The astronauts will complete China’s first-ever crew handover in orbit on board the Tiangong space station, state media says.
China has launched the Shenzhou-15 spacecraft carrying three astronauts to its space station, where they will complete the country’s first-ever crew handover in orbit, state news agency Xinhua reported.
The trio blasted off on Tuesday in a Long March-2F rocket at 11:08pm (15:08 GMT) from the Jiuquan launch centre in northwestern China’s Gobi desert, Xinhua said, citing the China Manned Space Administration (CMSA).
The team for the six-month mission is led by veteran Fei Junlong and two first-time astronauts Deng Qingming and Zhang Lu, the agency said at a news conference on Monday.
Fei, 57, is returning to space after 17 years, having commanded the Shenzhou-6 mission in 2005.
His team will join three other astronauts on board the Tiangong space station, who arrived in early June.
Tiangong has room to accommodate six astronauts at a time and the handover will take about a week.
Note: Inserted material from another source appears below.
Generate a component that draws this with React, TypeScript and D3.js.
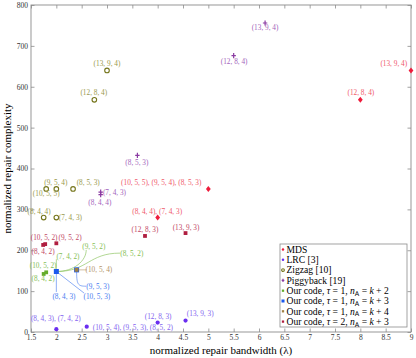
import React, { useEffect, useRef } from 'react';
import * as d3 from 'd3';

const xTicks = [1.5, 2, 2.5, 3, 3.5, 4, 4.5, 5, 5.5, 6, 6.5, 7, 7.5, 8, 8.5, 9];
const yTicks = [0, 100, 200, 300, 400, 500, 600, 700, 800];

// [bandwidth, complexity]
const mdsPts = [[9, 640], [8, 568], [5, 350], [4, 280]];
const lrcPts = [[2, 7], [2.6, 13], [4, 23], [4.55, 28]];
const zigzagPts = [[3, 640], [2.75, 568], [1.8, 350], [2, 350], [2.33, 350], [1.75, 280], [2, 280]];
const piggyPts = [[6.12, 756], [5.5, 676], [3.6, 432], [2.875, 342], [2.875, 336]];
const k2Pts = [[1.75, 142], [1.8, 146], [2, 148]];
const k3Pts = [[2.4, 152], [2, 148]];
const k4Pts = [[2.4, 152]];
const t2Pts = [[1.74, 213], [1.78, 215], [2, 217], [3.75, 235], [4.55, 242]];

const series = [
  { key: 'mds', pts: mdsPts, color: '#ee1c3c', label: '#ef5a6c', sym: 'diamond' },
  { key: 'lrc', pts: lrcPts, color: '#6a2ef0', label: '#8466f0', sym: 'dot' },
  { key: 'zig', pts: zigzagPts, color: '#76761c', label: '#9a9a4e', sym: 'ring' },
  { key: 'pig', pts: piggyPts, color: '#8a3aa2', label: '#a466bc', sym: 'plus' },
  { key: 'k2', pts: k2Pts, color: '#64ac2c', label: '#86c056', sym: 'square' },
  { key: 'k3', pts: k3Pts, color: '#1a58ee', label: '#4a7ef0', sym: 'bigsquare' },
  { key: 'k4', pts: k4Pts, color: '#a08044', label: '#b49468', sym: 'square' },
  { key: 't2', pts: t2Pts, color: '#b01e40', label: '#c24866', sym: 'square' },
];

// [series, text, x, y, anchor]
const labels = [
  ['mds', '(13, 9, 4)', 8.66, 658, 'middle'],
  ['mds', '(12, 8, 4)', 8.01, 585, 'middle'],
  ['mds', '(10, 5, 5), (9, 5, 4), (8, 5, 3)', 4.07, 367, 'middle'],
  ['mds', '(8, 4, 4), (7, 4, 3)', 3.99, 296, 'middle'],
  ['zig', '(13, 9, 4)', 3.0, 656, 'middle'],
  ['zig', '(12, 8, 4)', 2.74, 585, 'middle'],
  ['zig', '(9, 5, 4)', 1.99, 367, 'middle'],
  ['zig', '(8, 5, 3)', 2.63, 367, 'middle'],
  ['zig', '(10, 5, 5)', 1.8, 338, 'middle'],
  ['zig', '(8, 4, 4)', 1.66, 296, 'middle'],
  ['zig', '(7, 4, 3)', 2.05, 281, 'start'],
  ['pig', '(13, 9, 4)', 6.12, 744, 'middle'],
  ['pig', '(12, 8, 4)', 5.51, 661, 'middle'],
  ['pig', '(8, 5, 3)', 3.59, 416, 'middle'],
  ['pig', '(7, 4, 3)', 2.92, 342, 'start'],
  ['pig', '(8, 4, 4)', 2.86, 318, 'middle'],
  ['t2', '(12, 8, 3)', 3.75, 252, 'middle'],
  ['t2', '(13, 9, 3)', 4.56, 257, 'middle'],
  ['t2', '(10, 5, 2)', 1.76, 232, 'middle'],
  ['t2', '(9, 5, 2)', 2.27, 232, 'middle'],
  ['t2', '(8, 4, 2)', 1.74, 198, 'middle'],
  ['k2', '(7, 4, 2)', 2.23, 186, 'middle'],
  ['k2', '(9, 5, 2)', 2.74, 210, 'middle'],
  ['k2', '(8, 5, 2)', 3.49, 193, 'middle'],
  ['k2', '(10, 5, 2)', 1.74, 164, 'middle'],
  ['k2', '(8, 4, 2)', 1.74, 130, 'middle'],
  ['k4', '(10, 5, 4)', 2.84, 154, 'middle'],
  ['k3', '(9, 5, 3)', 2.82, 112, 'middle'],
  ['k3', '(8, 4, 3)', 2.15, 86, 'middle'],
  ['k3', '(10, 5, 3)', 2.8, 86, 'middle'],
  ['lrc', '(8, 4, 3), (7, 4, 2)', 1.99, 34, 'middle'],
  ['lrc', '(10, 5, 4), (9, 5, 3), (8, 5, 2)', 3.51, 12, 'middle'],
  ['lrc', '(12, 8, 3)', 4.01, 39, 'middle'],
  ['lrc', '(13, 9, 3)', 4.84, 46, 'middle'],
];

// [series, from, to, shape]
const leaders = [
  ['k2', [2, 148], [2, 178], 'line'],
  ['k2', [2, 148], [2.59, 201], 'up'],
  ['k2', [2, 148], [3.26, 193], 's'],
  ['k4', [2.4, 152], [2.6, 152], 'line'],
  ['k3', [2.4, 152], [2.59, 112], 'down'],
  ['k3', [2, 148], [2, 98], 'line'],
  ['k3', [2, 148], [2.55, 95], 'line'],
];

const legendItems = [
  ['mds', 'MDS'],
  ['lrc', 'LRC [3]'],
  ['zig', 'Zigzag [10]'],
  ['pig', 'Piggyback [19]'],
  ['k2', 'Our code', '1', '2'],
  ['k3', 'Our code', '1', '3'],
  ['k4', 'Our code', '1', '4'],
  ['t2', 'Our code', '2', '3'],
];

const FONT = '"Liberation Serif", "DejaVu Serif", serif';

const App = () => {
  const svgRef = useRef();

  useEffect(() => {
    const W = 416, H = 358;
    const margin = { top: 5, right: 5, bottom: 26, left: 31 };
    const svg = d3.select(svgRef.current).attr('width', W).attr('height', H);
    svg.selectAll('*').remove();

    const x = d3.scaleLinear().domain([1.5, 9]).range([margin.left, W - margin.right]);
    const y = d3.scaleLinear().domain([0, 800]).range([H - margin.bottom, margin.top]);
    const byKey = {};
    series.forEach(s => { byKey[s.key] = s; });

    const axisColor = '#8c8c8c';
    const styleAxis = g => {
      g.select('.domain').remove();
      g.selectAll('.tick line').attr('stroke', axisColor).attr('stroke-width', 0.8);
      g.selectAll('.tick text').attr('fill', '#333').style('font-family', FONT).style('font-size', '7.5px');
    };

    svg.append('g').attr('transform', `translate(0,${y(0)})`)
      .call(d3.axisBottom(x).tickValues(xTicks).tickSizeInner(-3.5).tickSizeOuter(0).tickPadding(2.5).tickFormat(d3.format('')))
      .call(styleAxis);
    svg.append('g').attr('transform', `translate(0,${y(800)})`)
      .call(d3.axisTop(x).tickValues(xTicks).tickSizeInner(-3.5).tickSizeOuter(0).tickFormat(''))
      .call(styleAxis);
    svg.append('g').attr('transform', `translate(${x(1.5)},0)`)
      .call(d3.axisLeft(y).tickValues(yTicks).tickSizeInner(-3.5).tickSizeOuter(0).tickPadding(3))
      .call(styleAxis);
    svg.append('g').attr('transform', `translate(${x(9)},0)`)
      .call(d3.axisRight(y).tickValues(yTicks).tickSizeInner(-3.5).tickSizeOuter(0).tickFormat(''))
      .call(styleAxis);

    svg.append('rect')
      .attr('x', x(1.5)).attr('y', y(800))
      .attr('width', x(9) - x(1.5)).attr('height', y(0) - y(800))
      .attr('fill', 'none').attr('stroke', axisColor).attr('stroke-width', 0.9);

    // leader lines
    leaders.forEach(([k, a, b, shape]) => {
      const p0 = [x(a[0]), y(a[1])];
      const p1 = [x(b[0]), y(b[1])];
      const dx = p1[0] - p0[0], dy = p1[1] - p0[1];
      let d;
      if (shape === 'line') d = `M${p0}L${p1}`;
      else if (shape === 'up') d = `M${p0}C${p0[0] + dx * 0.6},${p0[1]} ${p1[0]},${p1[1] - dy * 0.5} ${p1}`;
      else if (shape === 's') d = `M${p0}C${p0[0] + dx * 0.5},${p0[1]} ${p1[0] - dx * 0.5},${p1[1]} ${p1}`;
      else d = `M${p0}C${p0[0]},${p0[1] + dy * 0.9} ${p0[0] + dx * 0.1},${p1[1]} ${p1}`;
      svg.append('path').attr('d', d).attr('fill', 'none')
        .attr('stroke', byKey[k].label).attr('stroke-opacity', 0.8).attr('stroke-width', 0.8);
    });

    const drawMarker = (g, sym, color, cx, cy, s = 1) => {
      if (sym === 'diamond') {
        g.append('path').attr('d', `M${cx},${cy - 3 * s}L${cx + 2.4 * s},${cy}L${cx},${cy + 3 * s}L${cx - 2.4 * s},${cy}Z`).attr('fill', color);
      } else if (sym === 'dot') {
        g.append('circle').attr('cx', cx).attr('cy', cy).attr('r', 2.1 * s).attr('fill', color);
      } else if (sym === 'ring') {
        g.append('circle').attr('cx', cx).attr('cy', cy).attr('r', 2.3 * s).attr('fill', 'none').attr('stroke', color).attr('stroke-width', 1.1);
      } else if (sym === 'plus') {
        g.append('path').attr('d', `M${cx - 2.2 * s},${cy}H${cx + 2.2 * s}M${cx},${cy - 2.6 * s}V${cy + 2.6 * s}`).attr('stroke', color).attr('stroke-width', 1.2);
      } else if (sym === 'bigsquare') {
        g.append('rect').attr('x', cx - 2.5 * s).attr('y', cy - 2.5 * s).attr('width', 5 * s).attr('height', 5 * s).attr('fill', color);
      } else {
        g.append('rect').attr('x', cx - 1.9 * s).attr('y', cy - 1.9 * s).attr('width', 3.8 * s).attr('height', 3.8 * s).attr('fill', color);
      }
    };

    const marks = svg.append('g');
    series.forEach(s => {
      s.pts.forEach(([bx, cy]) => drawMarker(marks, s.sym, s.color, x(bx), y(cy)));
    });

    svg.append('g').selectAll('text').data(labels).join('text')
      .attr('x', d => x(d[2])).attr('y', d => y(d[3]))
      .attr('dy', '0.35em')
      .attr('text-anchor', d => d[4])
      .attr('fill', d => byKey[d[0]].label)
      .style('font-family', FONT).style('font-size', '7.3px')
      .text(d => d[1]);

    // axis titles
    svg.append('text')
      .attr('x', (x(1.5) + x(9)) / 2).attr('y', H - 4.5)
      .attr('text-anchor', 'middle')
      .style('font-family', FONT).style('font-size', '11px')
      .text('normalized repair bandwidth (λ)');
    svg.append('text')
      .attr('transform', `translate(11,${(y(0) + y(800)) / 2}) rotate(-90)`)
      .attr('text-anchor', 'middle')
      .style('font-family', FONT).style('font-size', '11px')
      .text('normalized repair complexity');

    // legend
    const lg = svg.append('g').attr('transform', 'translate(280,244)');
    lg.append('rect').attr('width', 127).attr('height', 83)
      .attr('fill', 'white').attr('stroke', axisColor).attr('stroke-width', 0.8);
    legendItems.forEach((it, i) => {
      const ry = 5.5 + i * 10.3;
      drawMarker(lg, byKey[it[0]].sym, byKey[it[0]].color, 3, ry, 0.6);
      const t = lg.append('text').attr('x', 6.5).attr('y', ry).attr('dy', '0.35em')
        .style('font-family', FONT).style('font-size', '9.6px');
      if (it.length === 2) {
        t.text(it[1]);
      } else {
        t.append('tspan').text(`${it[1]}, `);
        t.append('tspan').style('font-style', 'italic').text('τ');
        t.append('tspan').text(` = ${it[2]}, `);
        t.append('tspan').style('font-style', 'italic').text('n');
        t.append('tspan').attr('dy', '0.25em').style('font-size', '6.5px')
          .style('font-family', '"DejaVu Sans", sans-serif').text('A');
        t.append('tspan').attr('dy', '-0.17em').text(' = ');
        t.append('tspan').style('font-style', 'italic').text('k');
        t.append('tspan').text(` + ${it[3]}`);
      }
    });

    return () => {
      d3.select(svgRef.current).selectAll('*').remove();
    };
  }, []);

  return (
    <svg ref={svgRef} style={{ position: 'absolute', left: 0, top: 0, background: 'white' }}></svg>
  );
};

export default App;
Previous missions to the space station have taken about 13 hours from liftoff to docking.
Anu Ojha, director of the UK national space academy, said that the crew are currently catching up with the Tiangong space station.
“They’re doing a ‘fast rendezvous’, and what this means is they’ve got to catch up with the space station, they’ve got to dock with the space station,” Ojha told Al Jazeera.
“One of the reasons China has been so proud and so confident of this … is that this is a milestone,” he said.
“This is a new structure, new science laboratories, so new capacity to be able to conduct the sorts of research in biomedicine, in pharmaceuticals, in material science … without the effect of gravity,” Ojha added. “That gives us new insights into all of these sciences.”
Main responsibilities
“The … main responsibilities for the mission are … achieving the first crew handover in orbit, installing … equipment and facilities inside and outside the space station and carrying out scientific experiments,” Ji Qiming, a spokesman for CMSA said.
“During the stay, the Shenzhou-15 crew will welcome the visiting Tianzhou-6 cargo ship and hand over [operations to] the Shenzhou-16 manned spaceship, and are planning to return to China’s Dongfeng landing site in May next year.”
The Tiangong space station is a crown jewel in Beijing’s ambitious space programme – which has landed robotic rovers on Mars and the Moon, and made the country the third to put humans in orbit – as it looks to catch up with major spacefaring powers the United States and Russia.
Tiangong’s final module successfully docked with the core structure earlier this month, state media said, a key step in its completion by year’s end.
“I expect that China will declare construction completion during or at end of the Shenzhou-15 mission,” independent Chinese space analyst Chen Lan said.
China has been excluded from the International Space Station (ISS) since 2011, when the United States banned NASA from engaging with the country.
Once completed, the Tiangong space station is expected to have a mass of 90 tonnes – about a quarter of the ISS – or similar in size to the Soviet-built Mir station that orbited Earth from the 1980s until 2001.
Tiangong, which means “heavenly palace”, will operate for approximately a decade and host a variety of experiments in near-zero gravity.
Next year, Beijing plans to launch the Xuntian space telescope with a field of view 350 times that of NASA’s Hubble Space Telescope.